Peter Dutton left with a difficult decision, after Julian Leeser’s stand blows big holes in his Voice argument – ABC News

Peter Dutton left with a difficult decision, after Julian Leeser's stand blows big holes in his Voice argument - ABC News

As far as political break-ups go, it was one of the most amicable anyone can recall.

Both Julian Leeser and Peter Dutton had nothing but very nice and respectful things to say about each other, notwithstanding their disagreement over one policy area.

But make no mistake, the man who until this week was responsible for the Coalition’s positions on both constitutional and Indigenous matters has blown serious holes in both Liberal and National Party arguments against the Voice. And he’s given Liberal moderates cause to consider which way to jump.

First, Leeser shot down the central argument being mounted by Dutton, whose leadership now rides on the outcome of this referendum. This is the argument that a national Voice will simply be a bloated bureaucracy that won’t do anything to help tackle Indigenous disadvantage. 


“It’s not going to deliver the outcomes on the ground,” Dutton says. He rammed home the point yesterday from Alice Springs, where he argues the government has taken its eye off the ball, ignoring problems of violence and child abuse.

Leeser fundamentally disagrees with Dutton’s view that the Voice will make no difference. He frames his argument with an appeal to Liberal values: “I believe that by empowering people and building institutions that shift responsibility and decision making closer to people, we’ll more likely shift the dial on Indigenous health, education, housing, safety and economic advancement.”

Profound differences of opinion

The difference of opinion here is profound. Leeser has travelled to remote communities with Dutton and was entrusted with formulating Coalition policy. He argues the Voice will help close the gap across all areas of disadvantage. For Leeser, this transcends the arguments around legal risk or details of precisely how the Voice will operate.

Not that Leeser is entirely comfortable about the legal risk or the lack of detail. He believes the process has not been handled well and he’ll continue to press for change to the proposed constitutional wording. Indeed, he fears the referendum is currently on track to fail.

Notwithstanding these concerns, Leeser is now firmly on the “yes” side. For this constitutional conservative, the benefits of the Voice far outweigh the risks. 
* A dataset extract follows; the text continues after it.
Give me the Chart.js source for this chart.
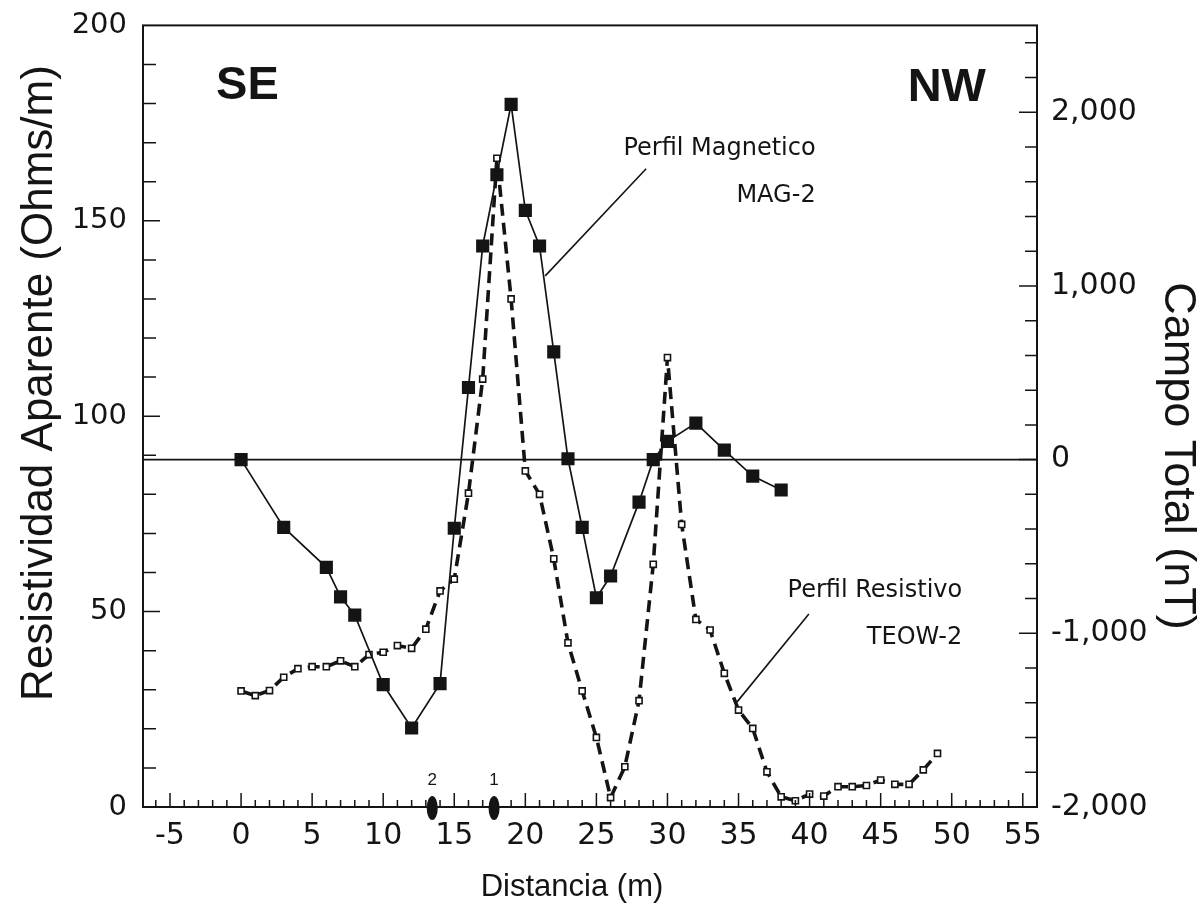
<!DOCTYPE html>
<html><head><meta charset="utf-8">
<script src="https://cdn.jsdelivr.net/npm/chart.js@4.4.0/dist/chart.umd.min.js"></script>
<style>html,body{margin:0;padding:0;background:#fff;}#wrap{width:1199px;height:918px;}</style>
</head><body><div id="wrap"><canvas id="c" width="1199" height="918"></canvas></div>
<script>
// ---- data ----
const resDistance = [0,1,2,3,4,5,6,7,8,9,10,11,12,13,14,15,16,17,18,19,20,21,22,23,24,25,26,27,28,29,30,31,32,33,34,35,36,37,38,39,40,41,42,43,44,45,46,47,48,49];
const resValues   = [29.7,28.5,29.8,33.2,35.4,35.9,35.9,37.4,35.9,39.0,39.6,41.3,40.6,45.5,55.3,58.3,80.3,109.5,166,130,86,80,63.5,42,29.7,17.8,2.4,10.3,27.2,62.1,115,72.3,48,45.3,34.2,24.8,20.1,9.0,2.6,1.6,3.3,2.8,5.2,5.2,5.5,6.9,5.8,5.8,9.5,13.7];
const magDistance = [0,3,6,7,8,10,12,14,15,16,17,18,19,20,21,22,23,24,25,26,28,29,30,32,34,36,38];
const magValues   = [0,-390,-620,-790,-895,-1295,-1545,-1290,-395,415,1230,1640,2045,1435,1230,620,5,-390,-795,-670,-245,0,105,210,55,-95,-175];
const xTickLabels   = [-5,0,5,10,15,20,25,30,35,40,45,50,55];
const resTickLabels = [0,50,100,150,200];
const magTickLabels = [-2000,-1000,0,1000,2000];
const boreholes = [{x:13.45,label:'2'},{x:17.8,label:'1'}];

// ---- layout / style (not data) ----
const AREA = {left:143, top:24, right:1037, bottom:807};
const INK = '#141414';
const TICKFONT = '"DejaVu Sans", sans-serif';
const TXTFONT = '"Liberation Sans", Arial, sans-serif';

const decor = {
  id:'decor',
  beforeDatasetsDraw(chart){
    const {ctx, chartArea:a, scales} = chart;
    const y2 = scales.y2;
    ctx.save();
    ctx.strokeStyle = INK;
    ctx.lineWidth = 1.6;
    const z = y2.getPixelForValue(0);
    ctx.beginPath(); ctx.moveTo(a.left, z); ctx.lineTo(a.right, z); ctx.stroke();
    ctx.restore();
  },
  afterDatasetsDraw(chart){
    const {ctx, chartArea:a, scales} = chart;
    const x = scales.x, y = scales.y, y2 = scales.y2;
    ctx.save();
    ctx.strokeStyle = INK; ctx.fillStyle = INK;
    ctx.lineWidth = 2;
    ctx.strokeRect(a.left, a.top, a.right - a.left, a.bottom - a.top);
    ctx.lineWidth = 1.5;
    ctx.beginPath();
    for (let v = -6; v <= 56; v++) {
      const px = x.getPixelForValue(v);
      const len = v % 5 === 0 ? 14 : 7;
      ctx.moveTo(px, a.bottom); ctx.lineTo(px, a.bottom - len);
    }
    for (let v = 10; v < 200; v += 10) {
      const py = y.getPixelForValue(v);
      const len = v % 50 === 0 ? 17 : 13;
      ctx.moveTo(a.left, py); ctx.lineTo(a.left + len, py);
    }
    for (let v = -1800; v < 2500; v += 200) {
      const py = y2.getPixelForValue(v);
      const len = v % 1000 === 0 ? 18 : 12;
      ctx.moveTo(a.right, py); ctx.lineTo(a.right - len, py);
    }
    ctx.stroke();
    boreholes.forEach(b => {
      const px = x.getPixelForValue(b.x);
      ctx.beginPath(); ctx.ellipse(px, a.bottom + 1, 5.5, 12, 0, 0, Math.PI*2); ctx.fill();
      ctx.font = '17px ' + TXTFONT; ctx.textAlign = 'center'; ctx.textBaseline = 'middle';
      ctx.fillText(b.label, px, a.bottom - 27);
    });
    ctx.font = 'bold 47px ' + TXTFONT; ctx.textBaseline = 'middle'; ctx.textAlign = 'left';
    ctx.fillText('SE', x.getPixelForValue(-1.76), y.getPixelForValue(184.5));
    ctx.fillText('NW', x.getPixelForValue(46.9), y.getPixelForValue(184));
    const lab = (t1, t2, lx, ly1, ly2, l0, l1) => {
      ctx.font = '24px ' + TICKFONT; ctx.textAlign = 'left'; ctx.textBaseline = 'middle';
      const X = x.getPixelForValue(lx);
      ctx.fillText(t1, X, y.getPixelForValue(ly1));
      const w = ctx.measureText(t1).width;
      ctx.textAlign = 'right';
      ctx.fillText(t2, X + w, y.getPixelForValue(ly2));
      ctx.lineWidth = 1.6;
      ctx.beginPath();
      ctx.moveTo(x.getPixelForValue(l0[0]), y.getPixelForValue(l0[1]));
      ctx.lineTo(x.getPixelForValue(l1[0]), y.getPixelForValue(l1[1]));
      ctx.stroke();
    };
    lab('Perfil Magnetico', 'MAG-2', 26.9, 168.5, 156.5, [28.5,163.3], [21.4,135.9]);
    lab('Perfil Resistivo', 'TEOW-2', 38.45, 55.4, 43.4, [39.95,49.4], [34.9,26.9]);
    ctx.font = '31px ' + TXTFONT; ctx.textAlign = 'center'; ctx.textBaseline = 'middle';
    ctx.fillText('Distancia (m)', 572, 887);
    ctx.save();
    ctx.translate(40, 383); ctx.rotate(-Math.PI/2);
    ctx.font = '44px ' + TXTFONT;
    ctx.fillText('Resistividad Aparente (Ohms/m)', 0, 0);
    ctx.restore();
    ctx.save();
    ctx.translate(1177, 456); ctx.rotate(Math.PI/2);
    ctx.font = '45px ' + TXTFONT;
    ctx.fillText('Campo Total (nT)', 0, 0);
    ctx.restore();
    ctx.restore();
  }
};

const toPts = (xs, ys) => xs.map((v, i) => ({x: v, y: ys[i]}));

new Chart(document.getElementById('c'), {
  type: 'line',
  data: {
    datasets: [
      {
        label: 'Perfil Magnetico MAG-2',
        data: toPts(magDistance, magValues),
        yAxisID: 'y2', order: 0,
        borderColor: INK, borderWidth: 1.7,
        pointStyle: 'rect', pointRadius: 9.3,
        pointBackgroundColor: INK, pointBorderColor: INK, pointBorderWidth: 0,
        tension: 0, fill: false
      },
      {
        label: 'Perfil Resistivo TEOW-2',
        data: toPts(resDistance, resValues),
        yAxisID: 'y', order: 1,
        borderColor: INK, borderWidth: 3.6, borderDash: [12, 7],
        pointStyle: 'rect', pointRadius: 4.3,
        pointBackgroundColor: '#fff', pointBorderColor: INK, pointBorderWidth: 1.6,
        tension: 0, fill: false
      }
    ]
  },
  options: {
    responsive: false, animation: false, devicePixelRatio: 1,
    layout: {padding: {top: AREA.top, left: 0, right: 0, bottom: 0}},
    plugins: {legend: {display: false}, tooltip: {enabled: false}},
    scales: {
      x: {
        type: 'linear', position: 'bottom', min: -6.9, max: 56,
        grid: {display: false}, border: {display: false},
        afterBuildTicks: s => { s.ticks = xTickLabels.map(v => ({value: v})); },
        afterFit: s => { s.height = 918 - AREA.bottom; },
        ticks: {color: INK, font: {family: TICKFONT, size: 30}, padding: 3, maxRotation: 0, autoSkip: false}
      },
      y: {
        type: 'linear', position: 'left', min: 0, max: 200,
        grid: {display: false}, border: {display: false},
        afterBuildTicks: s => { s.ticks = resTickLabels.map(v => ({value: v})); },
        afterFit: s => { s.width = AREA.left; },
        ticks: {color: INK, font: {family: TICKFONT, size: 29}, padding: 8}
      },
      y2: {
        type: 'linear', position: 'right', min: -2000, max: 2500,
        grid: {display: false}, border: {display: false},
        afterBuildTicks: s => { s.ticks = magTickLabels.map(v => ({value: v})); },
        afterFit: s => { s.width = 1199 - AREA.right; },
        ticks: {color: INK, font: {family: TICKFONT, size: 30}, padding: 6,
                callback: v => v.toLocaleString('en-US')}
      }
    }
  },
  plugins: [decor]
});
</script></body></html>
It’s worth noting the other constitutional conservative Dutton regularly cites, Professor Greg Craven, has also made it clear he will ultimately vote yes, if somewhat reluctantly given his similar concerns about legal risks.

Second, Leeser took aim at another central argument of the “no” campaign coming from those further to the right. This is the claim, predominantly made by the Nationals and One Nation, that the Voice will entrench racial division.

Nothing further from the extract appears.